> **Task brief**
Nothing after the line with "const pts = arr" belongs in the copy; extract the lines below from the top through that line, pictures left out.

> **Records provided**
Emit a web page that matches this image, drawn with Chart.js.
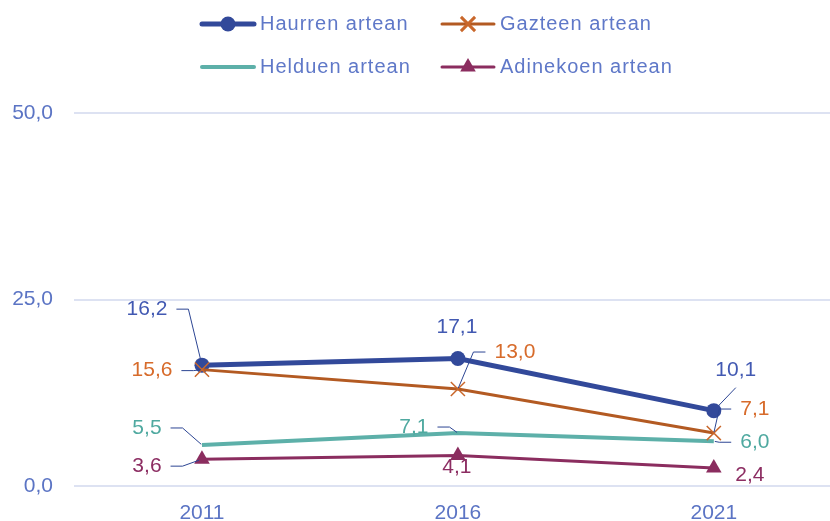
<!DOCTYPE html>
<html>
<head>
<meta charset="utf-8">
<script src="https://cdn.jsdelivr.net/npm/chart.js@4/dist/chart.umd.min.js"></script>
<style>
  html, body { margin: 0; padding: 0; background: #fff; }
  #wrap { width: 830px; height: 521px; }
</style>
</head>
<body>
<div id="wrap"><canvas id="chart"></canvas></div>
<script>
// data
const years = [2011, 2016, 2021]
const haurren = [16.2, 17.1, 10.1]
const gazteen = [15.6, 13.0, 7.1]
const helduen = [5.5, 7.1, 6.0]
const adinekoen = [3.6, 4.1, 2.4]
const yTicks = [0, 25, 50]
const names = ['Haurren artean', 'Gazteen artean', 'Helduen artean', 'Adinekoen artean']

// label placement: [dx, dy, leader type] relative to each point
const labelOffsets = [
  [[-55, -56, 1], [-1, -31, 0], [22, -40, 2]],
  [[-50, 1, 1], [57, -37, 1], [41, -24, 1]],
  [[-55, -17, 1], [-44, -6, 1], [41, 1, 1]],
  [[-55, 7, 1], [-1, 12, 0], [36, 7, 0]]
]
const labelColors = ['#4259b2', '#d76b2b', '#4fa9a0', '#8c2d62']
const leaderColor = '#2c4593'
const leaderGap = [7, 1, 1, 3]
const axisColor = '#5b74c4'
const FONT = "'Liberation Sans', Arial, sans-serif"

const fmt = v => v.toFixed(1).replace('.', ',')
const pts = arr => arr.map((v, i) => ({ x: years[i], y: v }))

const dataLabels = {
  id: 'dataLabels',
  afterDatasetsDraw(chart) {
    const ctx = chart.ctx
    ctx.save()
    ctx.font = '21px ' + FONT
    ctx.textAlign = 'center'
    ctx.textBaseline = 'middle'
    chart.data.datasets.forEach((ds, di) => {
      const meta = chart.getDatasetMeta(di)
      meta.data.forEach((p, i) => {
        const [dx, dy, type] = labelOffsets[di][i]
        const txt = fmt(ds.data[i].y)
        const tw = ctx.measureText(txt).width
        const tx = p.x + dx, ty = p.y + dy
        if (type) {
          let sx, sy, ex, ey
          if (type === 1) {
            sx = dx < 0 ? tx + tw / 2 + 9 : tx - tw / 2 - 9
            sy = ty
            ex = sx + (dx < 0 ? 12 : -12)
            ey = ty
          } else {
            sx = ex = tx
            sy = ey = ty + 17
          }
          const vx = p.x - ex, vy = p.y - ey
          const len = Math.hypot(vx, vy) || 1
          const g = Math.min(leaderGap[di], len)
          ctx.beginPath()
          ctx.strokeStyle = leaderColor
          ctx.lineWidth = 1
          ctx.moveTo(sx, sy)
          ctx.lineTo(ex, ey)
          ctx.lineTo(p.x - vx / len * g, p.y - vy / len * g)
          ctx.stroke()
        }
        ctx.fillStyle = labelColors[di]
        ctx.fillText(txt, tx, ty)
      })
    })
    ctx.restore()
  }
}

// legend in two rows of two, line sample with marker
const legendX = [200, 440]
const legendY = [24, 67]
const gridLegend = {
  id: 'gridLegend',
  afterDraw(chart) {
    const ctx = chart.ctx
    ctx.save()
    chart.data.datasets.forEach((ds, i) => {
      const x0 = legendX[i % 2], y = legendY[Math.floor(i / 2)]
      ctx.beginPath()
      ctx.strokeStyle = ds.borderColor
      ctx.lineWidth = ds.borderWidth
      ctx.lineCap = 'round'
      ctx.moveTo(x0 + 2, y)
      ctx.lineTo(x0 + 54, y)
      ctx.stroke()
      if (ds.pointRadius > 0) {
        ctx.fillStyle = ds.pointBackgroundColor
        ctx.strokeStyle = ds.pointBorderColor
        ctx.lineCap = 'butt'
        Chart.helpers.drawPoint(ctx, {
          pointStyle: ds.pointStyle, radius: ds.pointRadius, rotation: 0, borderWidth: ds.pointBorderWidth
        }, x0 + 28, y)
      }
      ctx.font = '20px ' + FONT
      ctx.letterSpacing = '1px'
      ctx.fillStyle = '#5f78c8'
      ctx.textBaseline = 'middle'
      ctx.textAlign = 'left'
      ctx.fillText(ds.label, x0 + 60, y)
    })
    ctx.restore()
  }
}

new Chart(document.getElementById('chart'), {
  type: 'line',
  data: {
    datasets: [{
      label: names[0],
      data: pts(haurren),
      borderColor: '#32499a',
      borderWidth: 5,
      pointStyle: 'circle',
      pointRadius: 7.5,
      pointBackgroundColor: '#32499a',
      pointBorderColor: '#32499a',
      pointBorderWidth: 0,
      order: 2
    }, {
      label: names[1],
      data: pts(gazteen),
      borderColor: '#b35a22',
      borderWidth: 3,
      pointStyle: 'crossRot',
      pointRadius: 10,
      pointBackgroundColor: '#c9672b',
      pointBorderColor: '#c9672b',
      pointBorderWidth: 1.5,
      order: 1
    }, {
      label: names[2],
      data: pts(helduen),
      borderColor: '#5db0a9',
      borderWidth: 4,
      pointRadius: 0,
      order: 3
    }, {
      label: names[3],
      data: pts(adinekoen),
      borderColor: '#8b2d5f',
      borderWidth: 3,
      pointStyle: 'triangle',
      pointRadius: 9,
      pointBackgroundColor: '#8b2d5f',
      pointBorderColor: '#8b2d5f',
      pointBorderWidth: 0,
      order: 4
    }]
  },
  options: {
    responsive: true,
    maintainAspectRatio: false,
    animation: false,
    clip: false,
    layout: { autoPadding: false, padding: { top: 113, left: 0, right: 0, bottom: 0 } },
    elements: { line: { tension: 0 } },
    plugins: {
      legend: { display: false },
      tooltip: { enabled: false }
    },
    scales: {
      x: {
        type: 'linear',
        min: 2008.5,
        max: 2023.27,
        afterBuildTicks: axis => { axis.ticks = years.map(v => ({ value: v })) },
        afterFit: axis => { axis.height = 35 },
        grid: { display: false, drawTicks: false },
        border: { display: false },
        ticks: {
          color: axisColor,
          padding: 17,
          font: { family: FONT, size: 21, lineHeight: 1 },
          callback: v => String(v)
        }
      },
      y: {
        min: 0,
        max: 50,
        afterBuildTicks: axis => { axis.ticks = yTicks.map(v => ({ value: v })) },
        afterFit: axis => { axis.width = 74 },
        grid: { color: '#dde2f2', lineWidth: 2, drawTicks: false },
        border: { display: false },
        ticks: {
          color: axisColor,
          padding: 21,
          font: { family: FONT, size: 21 },
          callback: v => fmt(v)
        }
      }
    }
  },
  plugins: [dataLabels, gridLegend]
})
</script>
</body>
</html>
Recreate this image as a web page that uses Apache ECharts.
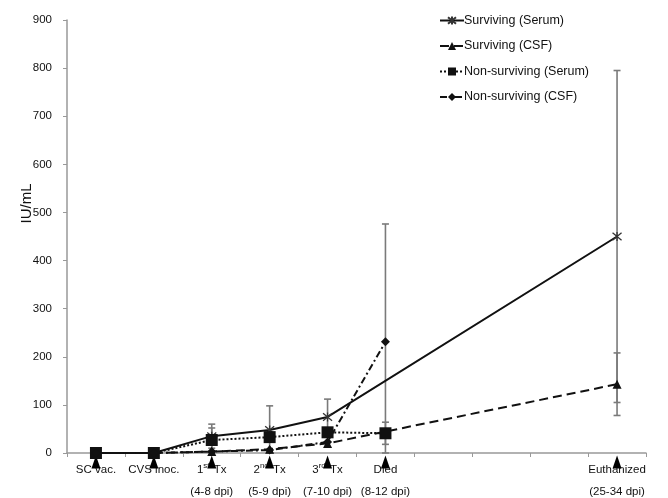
<!DOCTYPE html>
<html>
<head>
<meta charset="utf-8">
<script src="https://cdn.jsdelivr.net/npm/echarts@6/dist/echarts.min.js"></script>
<style>html,body{margin:0;padding:0;background:#fff}#c{width:668px;height:498px}</style>
</head>
<body>
<div id="c"></div>
<script>
// Category labels (rich-text markup for superscripts)
var categories = ['SC vac.', 'CVS inoc.', '1{sup|st} Tx\n(4-8 dpi)', '2{sup|nd} Tx\n(5-9 dpi)', '3{sup|rd} Tx\n(7-10 dpi)', 'Died\n(8-12 dpi)', ' ', '  ', '   ', 'Euthanized\n(25-34 dpi)'];
var yTicks = [0, 100, 200, 300, 400, 500, 600, 700, 800, 900];

var survSerum    = [0, 0, 35, 48, 75, null, null, null, null, 450];
var survSerumErr = [0, 0, 25, 50, 37, 0, 0, 0, 0, 345];
var survCSF      = [0, 0, 3, 8, 20, null, null, null, null, 143];
var survCSFErr   = [0, 0, 0, 0, 0, 0, 0, 0, 0, 65];
var nonSerum     = [0, 0, 27, 33, 43, 41, null, null, null, null];
var nonSerumErr  = [0, 0, 25, 0, 0, 23, 0, 0, 0, 0];
var nonCSF       = [0, 0, 3, 6, 23, 231, null, null, null, null];
var nonCSFErr    = [0, 0, 0, 0, 0, 245, 0, 0, 0, 0];
var events       = [0, 0, 0, 0, 0, 0, null, null, null, 0];

var seriesNames = ['Surviving (Serum)', 'Surviving (CSF)', 'Non-surviving (Serum)', 'Non-surviving (CSF)'];

function errData(vals, errs) {
  var out = [];
  for (var i = 0; i < vals.length; i++) {
    if (vals[i] != null && errs[i] > 0) out.push([i, Math.max(0, vals[i] - errs[i]), vals[i] + errs[i]]);
  }
  return out;
}
var allErr = [].concat(errData(survSerum, survSerumErr), errData(survCSF, survCSFErr),
                       errData(nonSerum, nonSerumErr), errData(nonCSF, nonCSFErr));

var chart = echarts.init(document.getElementById('c'), null, {renderer: 'canvas'});
var black = '#111';
var starPath = 'path://M0,0L10,10M10,0L0,10M5,-1L5,11';

chart.setOption({
  animation: false,
  textStyle: {fontFamily: 'Liberation Sans, Arial, sans-serif'},
  grid: {left: 67, right: 22, top: 20, bottom: 45, outerBoundsMode: 'none', containLabel: false},
  legend: {
    orient: 'vertical', left: 434, top: 9, itemGap: 12.5, itemWidth: 24, itemHeight: 10,
    textStyle: {fontSize: 12.5, color: '#111', padding: [0, 0, 0, -5]},
    data: seriesNames
  },
  xAxis: {
    type: 'category', data: categories, boundaryGap: true,
    axisLine: {lineStyle: {color: '#999', width: 1.5}},
    axisTick: {show: true, length: 4, inside: false, lineStyle: {color: '#999'}},
    axisLabel: {
      interval: 0, margin: 6, fontSize: 11.5, color: '#111', lineHeight: 22,
      rich: {sup: {fontSize: 8, lineHeight: 10, verticalAlign: 'top', padding: [3, 1, 0, 0]}}
    }
  },
  yAxis: {
    type: 'value', min: yTicks[0], max: yTicks[yTicks.length - 1], interval: 100,
    name: 'IU/mL', nameLocation: 'middle', nameGap: 33, nameRotate: 90, nameMoveOverlap: false,
    nameTextStyle: {fontSize: 15, color: '#111', padding: [0, 0, 0, 66]},
    splitLine: {show: false},
    axisLine: {show: true, lineStyle: {color: '#999', width: 1.5}},
    axisTick: {show: true, length: 4, lineStyle: {color: '#999'}},
    axisLabel: {fontSize: 11.5, color: '#111', margin: 15}
  },
  series: [
    {
      type: 'custom', name: 'err', z: 1, silent: true,
      encode: {x: 0, y: [1, 2]},
      data: allErr,
      renderItem: function (params, api) {
        var x = api.value(0);
        var lo = api.coord([x, api.value(1)]);
        var hi = api.coord([x, api.value(2)]);
        var w = 3.5;
        var st = {stroke: '#7a7a7a', lineWidth: 1.6};
        return {type: 'group', children: [
          {type: 'line', shape: {x1: lo[0], y1: lo[1], x2: hi[0], y2: hi[1]}, style: st},
          {type: 'line', shape: {x1: hi[0] - w, y1: hi[1], x2: hi[0] + w, y2: hi[1]}, style: st},
          {type: 'line', shape: {x1: lo[0] - w, y1: lo[1], x2: lo[0] + w, y2: lo[1]}, style: st}
        ]};
      }
    },
    {
      type: 'scatter', name: 'events', z: 3, silent: true, clip: false,
      data: events, symbol: 'triangle', symbolSize: [9, 13], symbolOffset: [0, 9],
      itemStyle: {color: '#000', opacity: 1}
    },
    {
      type: 'line', name: seriesNames[0], data: survSerum, connectNulls: true, z: 4,
      symbol: starPath, symbolSize: 9, showAllSymbol: true,
      lineStyle: {color: black, width: 2, type: 'solid'},
      itemStyle: {color: 'rgba(0,0,0,0)', borderColor: '#333', borderWidth: 1.3}
    },
    {
      type: 'line', name: seriesNames[1], data: survCSF, connectNulls: true, z: 4,
      symbol: 'triangle', symbolSize: 9, showAllSymbol: true,
      lineStyle: {color: black, width: 2, type: [9, 5]},
      itemStyle: {color: black}
    },
    {
      type: 'line', name: seriesNames[2], data: nonSerum, connectNulls: false, z: 4,
      symbol: 'rect', symbolSize: 12, showAllSymbol: true,
      lineStyle: {color: black, width: 2, type: [2, 2]},
      itemStyle: {color: black}
    },
    {
      type: 'line', name: seriesNames[3], data: nonCSF, connectNulls: false, z: 4,
      symbol: 'diamond', symbolSize: 9, showAllSymbol: true,
      lineStyle: {color: black, width: 2, type: [7, 3, 2, 3]},
      itemStyle: {color: black}
    }
  ]
});
</script>
</body>
</html>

> **Solution**
Emit a web page that matches this image, drawn with Chart.js.
<!DOCTYPE html>
<html>
<head>
<meta charset="utf-8">
<script src="https://cdn.jsdelivr.net/npm/chart.js@4/dist/chart.umd.min.js"></script>
<style>
  html, body { margin: 0; padding: 0; background: #fff; }
  #wrap { width: 830px; height: 521px; }
</style>
</head>
<body>
<div id="wrap"><canvas id="chart"></canvas></div>
<script>
// data
const years = [2011, 2016, 2021]
const haurren = [16.2, 17.1, 10.1]
const gazteen = [15.6, 13.0, 7.1]
const helduen = [5.5, 7.1, 6.0]
const adinekoen = [3.6, 4.1, 2.4]
const yTicks = [0, 25, 50]
const names = ['Haurren artean', 'Gazteen artean', 'Helduen artean', 'Adinekoen artean']

// label placement: [dx, dy, leader type] relative to each point
const labelOffsets = [
  [[-55, -56, 1], [-1, -31, 0], [22, -40, 2]],
  [[-50, 1, 1], [57, -37, 1], [41, -24, 1]],
  [[-55, -17, 1], [-44, -6, 1], [41, 1, 1]],
  [[-55, 7, 1], [-1, 12, 0], [36, 7, 0]]
]
const labelColors = ['#4259b2', '#d76b2b', '#4fa9a0', '#8c2d62']
const leaderColor = '#2c4593'
const leaderGap = [7, 1, 1, 3]
const axisColor = '#5b74c4'
const FONT = "'Liberation Sans', Arial, sans-serif"

const fmt = v => v.toFixed(1).replace('.', ',')
const pts = arr => arr.map((v, i) => ({ x: years[i], y: v }))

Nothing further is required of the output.